## [PROBLEM]
Print the listing as it stands, omitting all images.

## [COLLECTED DATA]

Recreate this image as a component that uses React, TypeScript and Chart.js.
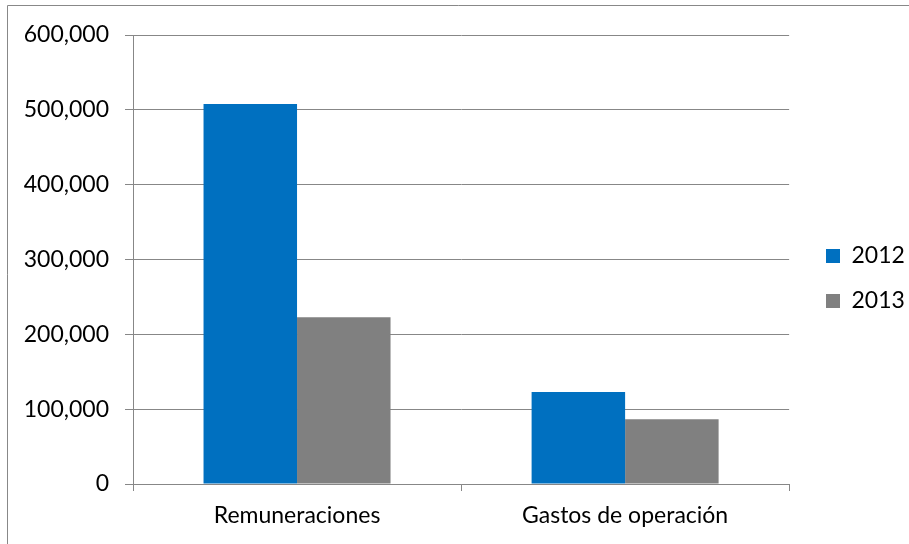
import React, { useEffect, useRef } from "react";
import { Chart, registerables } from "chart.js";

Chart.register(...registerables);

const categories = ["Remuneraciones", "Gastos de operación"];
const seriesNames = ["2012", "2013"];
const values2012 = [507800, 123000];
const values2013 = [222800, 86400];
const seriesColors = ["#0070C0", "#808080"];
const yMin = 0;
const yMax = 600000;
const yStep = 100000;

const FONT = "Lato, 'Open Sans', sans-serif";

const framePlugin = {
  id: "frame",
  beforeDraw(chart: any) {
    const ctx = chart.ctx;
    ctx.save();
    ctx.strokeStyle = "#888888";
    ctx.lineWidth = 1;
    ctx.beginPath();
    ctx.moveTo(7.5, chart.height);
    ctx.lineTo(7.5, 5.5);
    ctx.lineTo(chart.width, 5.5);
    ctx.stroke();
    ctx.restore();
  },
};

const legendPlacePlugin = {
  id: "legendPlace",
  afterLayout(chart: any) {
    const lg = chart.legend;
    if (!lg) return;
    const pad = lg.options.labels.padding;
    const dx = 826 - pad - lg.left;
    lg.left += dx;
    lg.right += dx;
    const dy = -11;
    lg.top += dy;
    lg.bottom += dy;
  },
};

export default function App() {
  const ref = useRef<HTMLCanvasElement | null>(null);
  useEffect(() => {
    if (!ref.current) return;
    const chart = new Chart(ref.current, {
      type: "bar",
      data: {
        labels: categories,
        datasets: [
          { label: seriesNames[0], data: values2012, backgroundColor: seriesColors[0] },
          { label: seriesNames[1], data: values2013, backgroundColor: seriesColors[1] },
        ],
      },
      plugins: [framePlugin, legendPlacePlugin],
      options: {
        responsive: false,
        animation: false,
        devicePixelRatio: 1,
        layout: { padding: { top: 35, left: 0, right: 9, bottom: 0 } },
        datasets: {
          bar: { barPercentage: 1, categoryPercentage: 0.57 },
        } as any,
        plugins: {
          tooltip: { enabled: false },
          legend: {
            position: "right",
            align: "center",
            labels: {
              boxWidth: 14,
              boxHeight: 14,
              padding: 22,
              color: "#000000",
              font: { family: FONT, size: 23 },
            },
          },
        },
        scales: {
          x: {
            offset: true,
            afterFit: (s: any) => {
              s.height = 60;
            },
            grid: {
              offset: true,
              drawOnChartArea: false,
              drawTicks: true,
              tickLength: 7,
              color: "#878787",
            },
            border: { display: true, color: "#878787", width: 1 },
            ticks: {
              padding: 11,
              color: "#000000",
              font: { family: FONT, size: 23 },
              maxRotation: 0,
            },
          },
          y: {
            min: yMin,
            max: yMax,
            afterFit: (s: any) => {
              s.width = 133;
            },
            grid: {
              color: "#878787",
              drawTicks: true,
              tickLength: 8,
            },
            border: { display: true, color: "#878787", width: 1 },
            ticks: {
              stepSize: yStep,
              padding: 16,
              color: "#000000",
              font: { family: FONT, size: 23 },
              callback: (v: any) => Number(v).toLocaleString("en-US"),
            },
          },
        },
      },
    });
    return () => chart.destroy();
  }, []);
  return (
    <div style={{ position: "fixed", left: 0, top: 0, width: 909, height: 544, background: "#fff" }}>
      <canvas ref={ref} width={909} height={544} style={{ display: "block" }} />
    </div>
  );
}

## [EXERCISE RESPONSE]
Recreate this image as a component that uses React, TypeScript and Chart.js.
import React, { useEffect, useRef } from "react";
import { Chart, registerables } from "chart.js";

Chart.register(...registerables);

const categories = ["Remuneraciones", "Gastos de operación"];
const seriesNames = ["2012", "2013"];
const values2012 = [507800, 123000];
const values2013 = [222800, 86400];
const seriesColors = ["#0070C0", "#808080"];
const yMin = 0;
const yMax = 600000;
const yStep = 100000;

const FONT = "Lato, 'Open Sans', sans-serif";

const framePlugin = {
  id: "frame",
  beforeDraw(chart: any) {
    const ctx = chart.ctx;
    ctx.save();
    ctx.strokeStyle = "#888888";
    ctx.lineWidth = 1;
    ctx.beginPath();
    ctx.moveTo(7.5, chart.height);
    ctx.lineTo(7.5, 5.5);
    ctx.lineTo(chart.width, 5.5);
    ctx.stroke();
    ctx.restore();
  },
};

const legendPlacePlugin = {
  id: "legendPlace",
  afterLayout(chart: any) {
    const lg = chart.legend;
    if (!lg) return;
    const pad = lg.options.labels.padding;
    const dx = 826 - pad - lg.left;
    lg.left += dx;
    lg.right += dx;
    const dy = -11;
    lg.top += dy;
    lg.bottom += dy;
  },
};

export default function App() {
  const ref = useRef<HTMLCanvasElement | null>(null);
  useEffect(() => {
    if (!ref.current) return;
    const chart = new Chart(ref.current, {
      type: "bar",
      data: {
        labels: categories,
        datasets: [
          { label: seriesNames[0], data: values2012, backgroundColor: seriesColors[0] },
          { label: seriesNames[1], data: values2013, backgroundColor: seriesColors[1] },
        ],
      },
      plugins: [framePlugin, legendPlacePlugin],
      options: {
        responsive: false,
        animation: false,
        devicePixelRatio: 1,
        layout: { padding: { top: 35, left: 0, right: 9, bottom: 0 } },
        datasets: {
          bar: { barPercentage: 1, categoryPercentage: 0.57 },
        } as any,
        plugins: {
          tooltip: { enabled: false },
          legend: {
            position: "right",
            align: "center",
            labels: {
              boxWidth: 14,
              boxHeight: 14,
              padding: 22,
              color: "#000000",
              font: { family: FONT, size: 23 },
            },
          },
        },
        scales: {
          x: {
            offset: true,
            afterFit: (s: any) => {
              s.height = 60;
            },
            grid: {
              offset: true,
              drawOnChartArea: false,
              drawTicks: true,
              tickLength: 7,
              color: "#878787",
            },
            border: { display: true, color: "#878787", width: 1 },
            ticks: {
              padding: 11,
              color: "#000000",
              font: { family: FONT, size: 23 },
              maxRotation: 0,
            },
          },
          y: {
            min: yMin,
            max: yMax,
            afterFit: (s: any) => {
              s.width = 133;
            },
            grid: {
              color: "#878787",
              drawTicks: true,
              tickLength: 8,
            },
            border: { display: true, color: "#878787", width: 1 },
            ticks: {
              stepSize: yStep,
              padding: 16,
              color: "#000000",
              font: { family: FONT, size: 23 },
              callback: (v: any) => Number(v).toLocaleString("en-US"),
            },
          },
        },
      },
    });
    return () => chart.destroy();
  }, []);
  return (
    <div style={{ position: "fixed", left: 0, top: 0, width: 909, height: 544, background: "#fff" }}>
      <canvas ref={ref} width={909} height={544} style={{ display: "block" }} />
    </div>
  );
}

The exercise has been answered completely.